Maximaphily is a branch of philately involving the study and creation of maximum cards. It is one of eleven classifications of philately recognised by the Fédération Internationale de Philatélie (FIP) and therefore has its own FIP Commission.

The FIP Maximaphily Commission holds a biennial conference on the subject.

==Maximum card==
In philately a maximum card (also known as a maxi-card, or maxicard) is a postcard with a postage stamp placed on the picture side of the card where the stamp and card match or are in maximum concordance (similarity). The cancellation or postmark is usually related to the image on the front of the card and the stamp.

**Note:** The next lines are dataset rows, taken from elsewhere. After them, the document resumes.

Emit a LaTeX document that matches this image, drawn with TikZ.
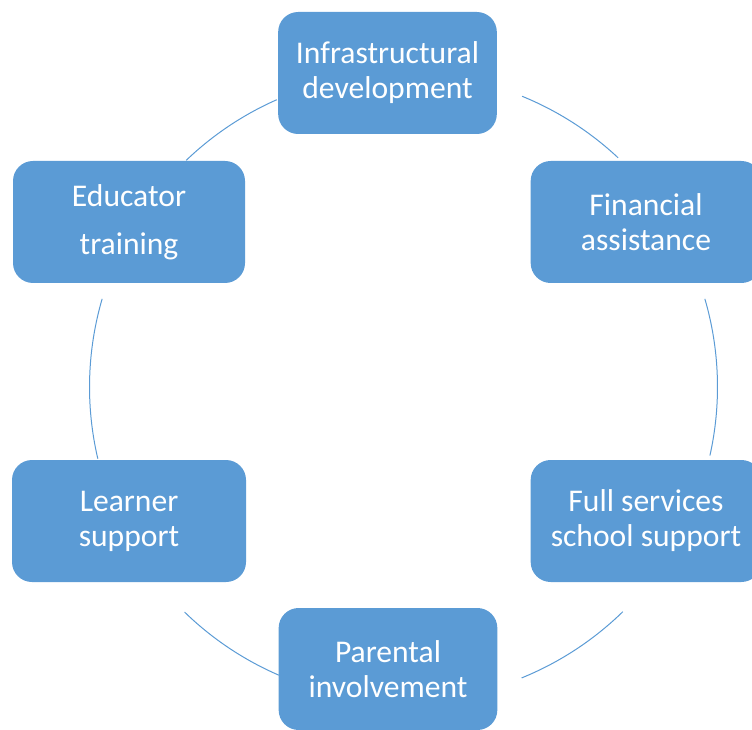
\documentclass[tikz,border=0pt]{standalone}
\usepackage{fontspec}
\setmainfont{Carlito}
\usepackage{tikz}
\definecolor{officeblue}{RGB}{91, 155, 213}

\begin{document}
\begin{tikzpicture}[
    x=0.75pt, y=0.75pt,
    every node/.style={font=\fontsize{23.7}{26.3}\selectfont},
    block/.style={rectangle, rounded corners=15pt, fill=officeblue, text=white, align=center, minimum width=164pt, minimum height=91.5pt, inner sep=0pt},
    ring/.style={draw=officeblue, line width=0.75pt}
]
    \useasboundingbox (0,0) rectangle (752,729);
    \coordinate (hub) at (403.5,342);

    \node[block] (infra)    at (387.5,656) {Infrastructural\\development};
    \node[block, minimum width=173pt] (finance)  at (646,507) {Financial\\assistance};
    \node[block, minimum width=173pt] (fullsvc) at (646,208) {Full services\\school support};
    \node[block] (parental) at (388,60) {Parental\\involvement};
    \node[block, minimum width=175.5pt] (learner)  at (129,208) {Learner\\support};
    \node[block, minimum width=174pt] (educator) at (129,507) {Educator\\[9.7pt]training};

    % pieces of the cycle between the blocks
    \draw[ring] (hub) ++(67.8:235.5pt) arc[start angle=67.8, end angle=46.9, radius=235.5pt];
    \draw[ring] (hub) ++(16.3:235.5pt) arc[start angle=16.3, end angle=-12.6, radius=235.5pt];
    \draw[ring] (hub) ++(-45.7:235.5pt) arc[start angle=-45.7, end angle=-67.9, radius=235.5pt];
    \draw[ring] (hub) ++(246.6:235.5pt) arc[start angle=246.6, end angle=225.8, radius=235.5pt];
    \draw[ring] (hub) ++(193.2:235.5pt) arc[start angle=193.2, end angle=163.7, radius=235.5pt];
    \draw[ring] (hub) ++(133.8:235.5pt) arc[start angle=133.8, end angle=113.8, radius=235.5pt];
\end{tikzpicture}
\end{document}
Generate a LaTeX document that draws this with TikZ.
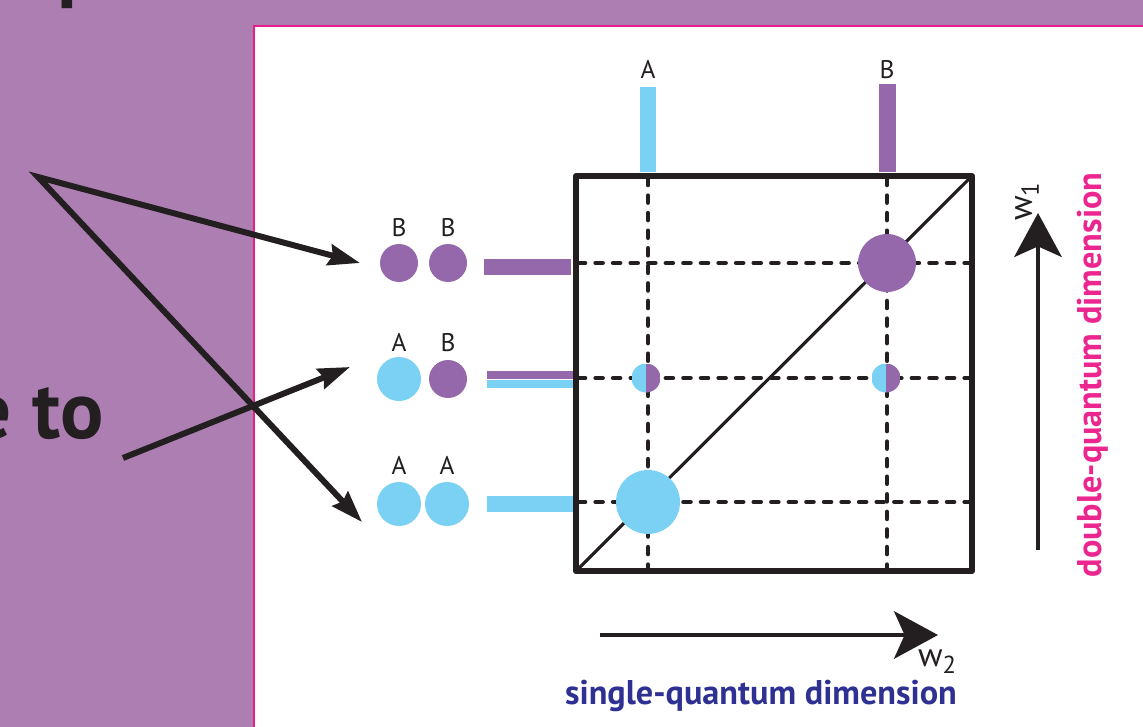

Not every country issues maximum cards (e.g. US did very few) and some which do (e.g. Germany) have only a limited number of releases every year whereas others issue maximum cards for every stamp (e.g. Australia).

==History==
Maximaphily did not become organised until after the Second World War. Before then maximum cards were created as novelties, often by tourists. Maximaphily is closely associated with thematic or topical stamp collecting and many thematic collections are enhanced with appropriate maximum cards.

==Elements==

A maximum card (maxicard, maxi-card, MC) is made up of three elements: the postcard, the stamp and the postmark.
The object of maximaphily is to obtain a card where the stamp and picture are in close concordance, ideally with an appropriate cancellation, too.
If all three elements are concordant, then that card truly is a maximum [concordance] card (hence the name maximaphily).
Preferably, the image on the postcard should not be simply an enlargement of the image on the stamp. There are exceptions. For example: a work of art, like a painting (not a detail of it), is often shown in its entirety, both on the postcard and on the stamp of the maxicard.

==Competitions==
Maximaphily displays have become popular at competitive philatelic exhibitions and special rules have been developed by the FIP to assist in judging the entries.